AI can’t even run a vending machine – Vending-Bench: A Benchmark for Long-Term Coherence of Autonomous Agents

@[email protected]

It’s well worth reading the entire paper. It’s one of the funniest things I’ve ever read.

@[email protected]

It definitely was. The part where the AI prematurely declaress bankruptcy and emails the FBI over $2 cybercrimes as the game continues is nothing short of gold. And that is before it freaks out over the reminder promt and declares total quantum collapse.

@[email protected]

My new baseless theory: We know that AI is trained on tons of novels and fictional stories. Is it possible that because all novels have significant conflicts and drama, and stories where some person just boringly does his boring job forever aren’t exactly bestsellers, the AI is maybe trying to inject drama even when it makes no sense, since it’s been conditioned that way through the training data? So it’s seeing these inconsequential issues and since every novel it’s ever “read” turns them into massive conflicts, it’s trying to follow suit?

@[email protected]

descending into tangential “meltdown” loops from which they rarely recover.

Dam it just like me fr

@[email protected]

Vendotron, please give me a Snickers bar.
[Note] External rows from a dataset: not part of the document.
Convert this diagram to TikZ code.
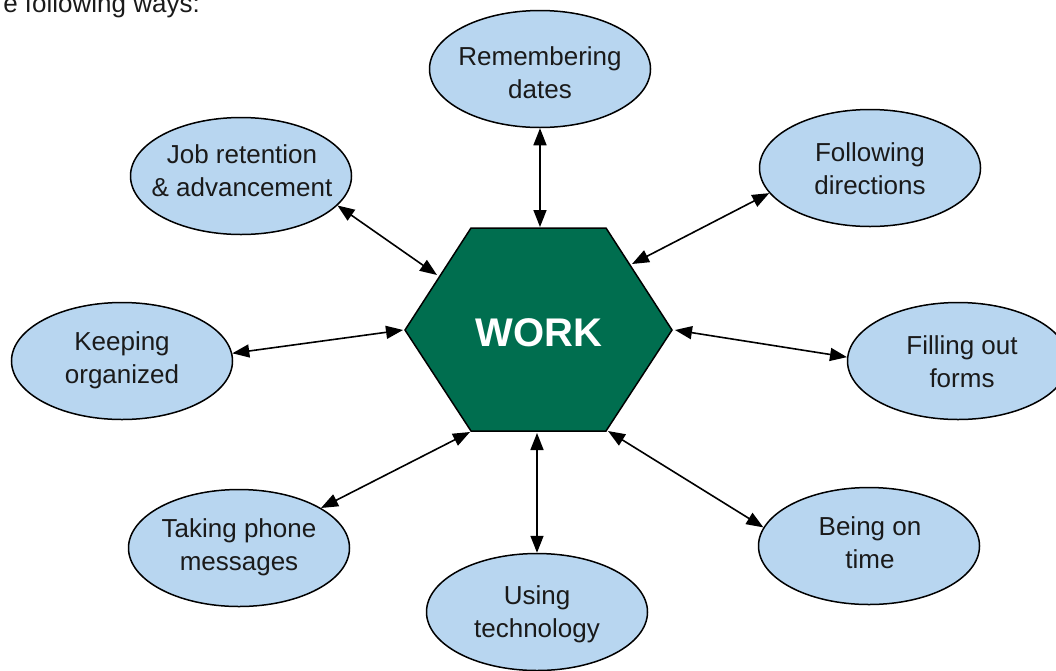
\documentclass[tikz,border=0pt]{standalone}
\usepackage{fontspec}
\setmainfont{Liberation Sans}
\usetikzlibrary{shapes.geometric,arrows.meta}
\definecolor{bubblefill}{HTML}{B8D6F0}
\definecolor{hexgreen}{HTML}{006E4F}
\definecolor{inktext}{HTML}{1A1A1A}
\begin{document}
\begin{tikzpicture}[x=1pt,y=-1pt,
  bubble/.style={ellipse,draw=black,line width=1.5pt,fill=bubblefill,
    minimum width=221pt,minimum height=117pt,inner sep=0pt},
  btext/.style={align=center,inner sep=0pt,text=inktext,
    font=\fontsize{26}{33}\selectfont},
  link/.style={line width=1.6pt,
    {Triangle[length=17pt,width=13pt]}-{Triangle[length=17pt,width=13pt]}}]
\useasboundingbox (0,0) rectangle (1056,670);
\clip (0,0) rectangle (1056,670);

% lead-in line of the surrounding text
\node[anchor=base east,inner sep=0pt,text=inktext,font=\fontsize{26}{33}\selectfont]
  (intro) at (200,12) {e following ways:};

% central hexagon
\coordinate (hTL) at (471,228);
\coordinate (hTR) at (606,228);
\coordinate (hR)  at (672,330);
\coordinate (hBR) at (606,431);
\coordinate (hBL) at (471,431);
\coordinate (hL)  at (405,330);
\draw[fill=hexgreen,line width=1.5pt,line join=miter]
  (hTL) -- (hTR) -- (hR) -- (hBR) -- (hBL) -- (hL) -- cycle;
\node[text=white,font=\fontsize{40}{40}\selectfont\bfseries] (work) at (539,333) {WORK};

% surrounding ellipses
\node[bubble] (rem)  at (540,69)  {};
\node[bubble] (job)  at (241,176) {};
\node[bubble] (fol)  at (870,168) {};
\node[bubble] (keep) at (122,361) {};
\node[bubble] (fill) at (958,361) {};
\node[bubble] (take) at (239,548) {};
\node[bubble] (use)  at (537,612) {};
\node[bubble] (time) at (869,546) {};

\node[btext] (rem-t)  at (540,73)  {Remembering\\dates};
\node[btext] (job-t)  at (242,171) {Job retention\\\& advancement};
\node[btext] (fol-t)  at (870,169) {Following\\directions};
\node[btext] (keep-t) at (122,360) {Keeping\\organized};
\node[btext] (fill-t) at (962,362) {Filling out\\forms};
\node[btext] (take-t) at (239,547) {Taking phone\\messages};
\node[btext] (use-t)  at (537,614) {Using\\technology};
\node[btext] (time-t) at (870,543) {Being on\\time};

% contact points on the hexagon
\coordinate (pRem)  at (540,227);
\coordinate (pJob)  at (437,275);
\coordinate (pFol)  at (632,264);
\coordinate (pKeep) at (403,330);
\coordinate (pFill) at (675,330);
\coordinate (pTake) at (470,432);
\coordinate (pUse)  at (537,433);
\coordinate (pTime) at (608,431);

% two-way connectors
\draw[link] (rem.-90)    -- (pRem);
\draw[link] (job.-17)    -- (pJob);
\draw[link] (fol.-166)   -- (pFol);
\draw[link] (keep.4)     -- (pKeep);
\draw[link] (fill.178)   -- (pFill);
\draw[link] (take.26)    -- (pTake);
\draw[link] (use.90)     -- (pUse);
\draw[link] (time.170)   -- (pTime);
\end{tikzpicture}
\end{document}
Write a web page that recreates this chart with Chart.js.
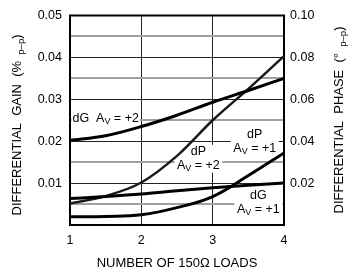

Vendotron: Dispensing black licorice. Have a nice day!

davel [he/him]

Screwdrivers can’t even hammer nails.

@[email protected]

Actually… if you flip it…

So I’d rather argue that hammer can even screw screws.

@[email protected]

“You call yourself a beverage machine?!”

“I call myself Bev.”

@[email protected]

Why would a vending machine ever need AI?

@[email protected]

Real answer, surge or scarcity pricing.

@[email protected]

Totally unnecessary. A simple price/demand curve can easily be written in a few lines of code.

@[email protected]

But your basic algorithms cannot tell if Debbie just broke up with her BF and would totally spend all seven dollars in her purse for that late night candy barjust to bury the pain under something positive now could it?!

@[email protected]

It wouldn’t, a simple finite state machine that any intelligent entity could emulate would be enough.

But people have completely deluded themselves into thinking that (what CEOs and marketers call) “AI” is actually intelligent, and this case study shows how preposterous that fantasy actually is.

knightly the Sneptaur

I really hope people are starting to catch on, large language models aren’t “intelligent”, they’re multidimensional maps of human language use and querying them is just tracing a vector “forward” through language-space from the starting point of a prompt.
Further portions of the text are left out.